### GIVEN INFORMATION
###

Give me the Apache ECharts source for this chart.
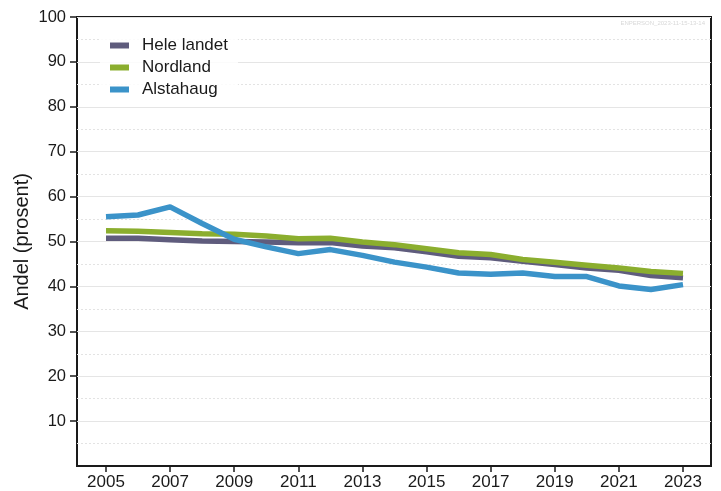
<!DOCTYPE html>
<html>
<head>
<meta charset="utf-8">
<script src="https://cdn.jsdelivr.net/npm/echarts@6/dist/echarts.min.js"></script>
<style>html,body{margin:0;padding:0;background:#fff}#c{width:721px;height:491px}</style>
</head>
<body>
<div id="c"></div>
<script>
const years = [2005,2006,2007,2008,2009,2010,2011,2012,2013,2014,2015,2016,2017,2018,2019,2020,2021,2022,2023];
const heleLandet = [50.7,50.7,50.4,50.1,50.0,49.9,49.7,49.8,49.0,48.6,47.7,46.7,46.4,45.6,44.9,44.1,43.6,42.4,41.9];
const nordland   = [52.4,52.3,52.0,51.7,51.6,51.2,50.6,50.7,49.9,49.3,48.4,47.5,47.1,46.0,45.4,44.7,44.1,43.3,42.9];
const alstahaug  = [55.5,55.9,57.7,54.0,50.5,48.8,47.3,48.2,46.9,45.4,44.3,43.0,42.7,43.0,42.2,42.2,40.1,39.3,40.4];
const seriesNames = ['Hele landet','Nordland','Alstahaug'];
const yTicks = [10,20,30,40,50,60,70,80,90,100];
const xTicks = [2005,2007,2009,2011,2013,2015,2017,2019,2021,2023];
const watermark = 'ENPERSON_2023-11-15-13-14';

const colors = ['#5f5c7d','#8bae2e','#3b93c9'];
const font = 'Liberation Sans, Arial, sans-serif';
const pair = arr => years.map((y,i)=>[y,arr[i]]);

const chart = echarts.init(document.getElementById('c'), null, {renderer:'canvas'});
chart.setOption({
  animation:false,
  backgroundColor:'#fff',
  textStyle:{fontFamily:font},
  grid:[
    {left:77,right:10,top:17,bottom:25,show:true,borderColor:'#1a1a1a',borderWidth:2,backgroundColor:'transparent'},
    {left:106,right:38,top:17,bottom:25}
  ],
  legend:{
    data:seriesNames.map((n,i)=>({name:n,icon:'rect',itemStyle:{color:colors[i]}})),
    orient:'vertical',left:100,top:29,padding:[8,10],
    backgroundColor:'rgba(255,255,255,0.85)',
    itemWidth:19,itemHeight:6,itemGap:5,
    textStyle:{fontSize:17,color:'#1a1a1a',fontFamily:font,lineHeight:17,padding:[0,0,0,8]}
  },
  xAxis:[
    {gridIndex:0,type:'value',min:0,max:1,show:false},
    {gridIndex:1,type:'value',min:2005,max:2023,interval:2,
     axisLine:{show:false},
     axisTick:{show:true,length:6,lineStyle:{color:'#1a1a1a',width:1.5},customValues:xTicks},
     axisLabel:{fontSize:17,color:'#1a1a1a',margin:8,customValues:xTicks,fontFamily:font,formatter:v=>String(v)},
     splitLine:{show:false}}
  ],
  yAxis:[
    {gridIndex:0,type:'value',min:0,max:100,interval:10,
     name:'Andel (prosent)',nameLocation:'middle',nameRotate:90,nameGap:45,nameMoveOverlap:false,
     nameTextStyle:{fontSize:20,color:'#1a1a1a',fontFamily:font},
     axisLine:{show:false},
     axisTick:{show:true,length:7,lineStyle:{color:'#1a1a1a',width:1.5},customValues:yTicks},
     axisLabel:{fontSize:16.5,color:'#1a1a1a',margin:11,customValues:yTicks,fontFamily:font,formatter:v=>String(v)},
     splitLine:{show:true,lineStyle:{color:'#e5e5e5',width:1}},
     minorTick:{show:false,splitNumber:2},
     minorSplitLine:{show:true,lineStyle:{color:'#e3e3e3',width:1,type:[2,2]}}},
    {gridIndex:1,type:'value',min:0,max:100,show:false}
  ],
  graphic:[{type:'text',right:16,top:20,style:{text:watermark,fontSize:6,fill:'#d8d8d8',fontFamily:font}}],
  series:[heleLandet,nordland,alstahaug].map((arr,i)=>({
    name:seriesNames[i],type:'line',xAxisIndex:1,yAxisIndex:1,data:pair(arr),
    showSymbol:false,symbol:'none',
    lineStyle:{color:colors[i],width:5.5,join:'round',cap:'butt'},
    itemStyle:{color:colors[i]},z:2+i
  }))
});
</script>
</body>
</html>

###

### JOB
Set the lines above down again, word for word, from the first through the one containing "const pair = arr"; pictures excluded.

### SOLUTION TO THIS EXERCISE
Give me the Apache ECharts source for this chart.
<!DOCTYPE html>
<html>
<head>
<meta charset="utf-8">
<script src="https://cdn.jsdelivr.net/npm/echarts@6/dist/echarts.min.js"></script>
<style>html,body{margin:0;padding:0;background:#fff}#c{width:721px;height:491px}</style>
</head>
<body>
<div id="c"></div>
<script>
const years = [2005,2006,2007,2008,2009,2010,2011,2012,2013,2014,2015,2016,2017,2018,2019,2020,2021,2022,2023];
const heleLandet = [50.7,50.7,50.4,50.1,50.0,49.9,49.7,49.8,49.0,48.6,47.7,46.7,46.4,45.6,44.9,44.1,43.6,42.4,41.9];
const nordland   = [52.4,52.3,52.0,51.7,51.6,51.2,50.6,50.7,49.9,49.3,48.4,47.5,47.1,46.0,45.4,44.7,44.1,43.3,42.9];
const alstahaug  = [55.5,55.9,57.7,54.0,50.5,48.8,47.3,48.2,46.9,45.4,44.3,43.0,42.7,43.0,42.2,42.2,40.1,39.3,40.4];
const seriesNames = ['Hele landet','Nordland','Alstahaug'];
const yTicks = [10,20,30,40,50,60,70,80,90,100];
const xTicks = [2005,2007,2009,2011,2013,2015,2017,2019,2021,2023];
const watermark = 'ENPERSON_2023-11-15-13-14';

const colors = ['#5f5c7d','#8bae2e','#3b93c9'];
const font = 'Liberation Sans, Arial, sans-serif';
const pair = arr => years.map((y,i)=>[y,arr[i]]);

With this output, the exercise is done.